Python Interface

In Python, we can instantiate an instance of the Workflow class to create a new Workflow. We supply an arbitrary filename for the workflow and specify that we are not loading a preexisting one, but creating a new one.

from cloudmesh.cc.workflow import Workflow

w = Workflow(name='workflow-example', load=False)

Simply instantiating a workflow will create the necessary runtime directories located on your computer at ~/.cloudmesh/workflow/workflow-example. Within this directory is a runtime directory, where all the scripts of the workflow must be placed. Compatible script types include shell scripts .sh, Python scripts .py, Jupyter notebooks .ipynb, and Slurm scripts .sh (#SBATCH directives are required in the Slurm script).

We can utilize some scripts that are already available in the repository for our workflow-example. We will now use cloudmesh Shell for path expansion and for copying the scripts.

from cloudmesh.common.Shell import Shell
from pathlib import Path
import os

cloudmesh_cc_dir = Path(Shell.map_filename(
    '~/cm/cloudmesh-cc/tests/workflow-example/').path).as_posix()
scripts = [
    "start.sh", "fetch-data.sh", "compute.sh", "analyze.sh", "end.sh"]
for script in scripts:
    Shell.copy(f"{cloudmesh_cc_dir}/{script}", w.runtime_dir)

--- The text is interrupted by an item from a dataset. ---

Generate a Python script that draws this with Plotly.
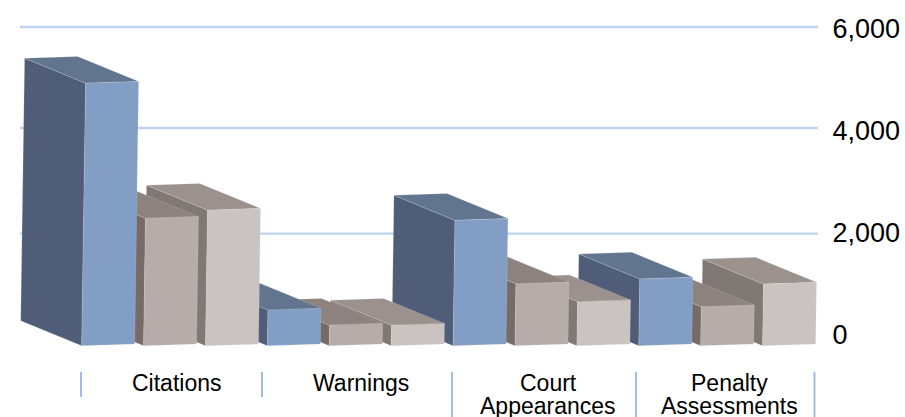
import plotly.graph_objects as go

categories = ["Citations", "Warnings", "Court\nAppearances", "Penalty\nAssessments"]
series_names = ["Series A", "Series B", "Series C"]
series_a = [5150, 700, 2460, 1310]
series_b = [2500, 405, 1215, 765]
series_c = [2660, 405, 865, 1210]
y_ticks = [0, 2000, 4000, 6000]
grid_levels = [1987, 4059, 6040]
label_centres = [176, 361, 548, 729.5]
separator_px = [(81, 397), (262, 397), (452, 417), (636, 417), (814.5, 417)]

face_colors = {
    0: ("#829EC4", "#4F5D78", "#62758F"),
    1: ("#B6ADAA", "#766B66", "#8D827D"),
    2: ("#C9C4C2", "#807873", "#9B918D"),
}

W, H = 905, 417
PLOT_W = 820
X0 = 81.7
STEP = 61.9
Y0 = 335.0
PX_PER_UNIT = 0.051
BASE_PX = 345.8
BAR_W = 53.0
TILT = 1.75
SKEW = 0.015
DEPTH = (-61.0, -25.0)

x_range = [(0 - X0) / STEP, (PLOT_W - X0) / STEP]
y_range = [(Y0 - H) / PX_PER_UNIT, Y0 / PX_PER_UNIT]


def pt(px, py):
    return (px - X0) / STEP, (Y0 - py) / PX_PER_UNIT


def bar_faces(index, value):
    h = value * PX_PER_UNIT
    xl = X0 + STEP * index
    bl = (xl, BASE_PX)
    br = (xl + BAR_W, BASE_PX - TILT)
    tl = (xl + h * SKEW, BASE_PX - h)
    tr = (xl + BAR_W + h * SKEW, BASE_PX - TILT - h)
    back = lambda p: (p[0] + DEPTH[0], p[1] + DEPTH[1])
    front = [bl, br, tr, tl]
    side = [bl, tl, back(tl), back(bl)]
    top = [tl, tr, back(tr), back(tl)]
    return front, side, top


bars = []
for c in range(len(categories)):
    for s, vals in enumerate([series_a, series_b, series_c]):
        bars.append((vals[c], c * 3 + s, s, c))
bars.sort(key=lambda b: b[0])

fig = go.Figure()


def add_face(poly, col, s, edge="rgba(225,225,225,0.3)"):
    pts = [pt(*p) for p in poly] + [pt(*poly[0])]
    fig.add_trace(go.Scatter(
        x=[p[0] for p in pts], y=[p[1] for p in pts],
        mode="lines", fill="toself", fillcolor=col,
        line=dict(color=edge, width=0.6),
        name=series_names[s], showlegend=False,
        hoverinfo="skip",
    ))


# Sides first, then tops by height, then every front face on top.
for value, idx, s, c in bars:
    add_face(bar_faces(idx, value)[1], face_colors[s][1], s)
for value, idx, s, c in bars:
    add_face(bar_faces(idx, value)[2], face_colors[s][2], s)
for value, idx, s, c in bars:
    add_face(bar_faces(idx, value)[0], face_colors[s][0], s)

shapes = []
for g in grid_levels:
    shapes.append(dict(
        type="line", layer="below", xref="paper", yref="y",
        x0=20 / PLOT_W, x1=818 / PLOT_W, y0=g, y1=g,
        line=dict(color="#BDD3EE", width=2.4),
    ))
for sx, end in separator_px:
    shapes.append(dict(
        type="line", xref="paper", yref="paper",
        x0=sx / PLOT_W, x1=sx / PLOT_W, y0=1 - 372 / H, y1=1 - end / H,
        line=dict(color="#9DBDE6", width=2),
    ))

annotations = []
for cat, cx in zip(categories, label_centres):
    lines = cat.split("\n")
    for i, line in enumerate(lines):
        annotations.append(dict(
            text=line, xref="paper", yref="paper",
            x=cx / PLOT_W, y=1 - (383 + i * 23) / H,
            xanchor="center", yanchor="middle", showarrow=False,
            font=dict(family="Liberation Sans", size=23, color="#000000"),
        ))

fig.update_layout(
    width=W, height=H,
    margin=dict(l=0, r=W - PLOT_W, t=0, b=0, autoexpand=False),
    paper_bgcolor="white", plot_bgcolor="white",
    showlegend=False, shapes=shapes, annotations=annotations,
    xaxis=dict(range=x_range, visible=False, fixedrange=True),
    yaxis=dict(
        range=y_range, side="right", tickvals=y_ticks, tickformat=",",
        showgrid=False, zeroline=False, showline=False,
        ticks="outside", ticklen=6, tickcolor="rgba(0,0,0,0)",
        tickfont=dict(family="Liberation Sans", size=27, color="#000000"),
        fixedrange=True,
    ),
)

fig.write_html("out.html", post_script="document.body.style.margin='0';document.body.style.overflow='hidden';",
               config={"displayModeBar": False})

Lastly, we can enable the running of these scripts by adding jobs to the workflow object. We can also add dependencies to tell the workflow in which order to run the jobs.

for script in scripts:
    w.add_job(
        name=script, kind='local', label="{name}\nprogress={progress}")
w.add_dependencies(f"analyze.sh,end.sh")
w.add_dependencies(f"compute.sh,analyze.sh")
w.add_dependencies(f"fetch-data.sh,compute.sh")
w.add_dependencies(f"start.sh,fetch-data.sh")

To test our workflow, we can run it in topological order with the command:

os.chdir(w.runtime_dir)
os.chdir('..')
w.run_topo(show=True)

The workflow will now run the jobs in a topological order and show the progress of the jobs in your web browser.

To instead load a YAML file for the configuration of the workflow, use the filename= parameter of the instantiation of the workflow. The supplied parameter should be a filepath that points to the location of the YAML, and load= should be True.

The following is the workflow-example configuration in YAML format.

workflow:
  nodes:
    start.sh:
       name: start.sh
       user: gregor
       host: localhost
       kind: local
       status: ready
       label: '{name}\nprogress={progress}'
       script: start.sh
    fetch-data.sh:
       name: fetch-data.sh
       user: gregor
       host: localhost
       kind: local
       status: ready
       label: '{name}\nprogress={progress}'
       script: fetch-data.sh
   compute.sh:
       name: compute.sh
       user: gregor
       host: localhost
       kind: local
       status: ready
       label: '{name}\nprogress={progress}'
       script: compute.sh
   analyze.sh:
       name: analyze.sh
       user: gregor
       host: localhost
       kind: local
       status: ready
       label: '{name}\nprogress={progress}'
       script: analyze.sh
   end.sh:
       name: end.sh
       user: gregor
       host: localhost
       kind: local
       status: ready
       label: '{name}\nprogress={progress}'
       script: end.sh
  dependencies:
    - start.sh,fetch-data.sh,compute.sh,analyze.sh,end.sh

The different options for kind include local, ssh, slurm, and wsl. The filetype, e.g. .sh or .py, is automatically inferred from the script.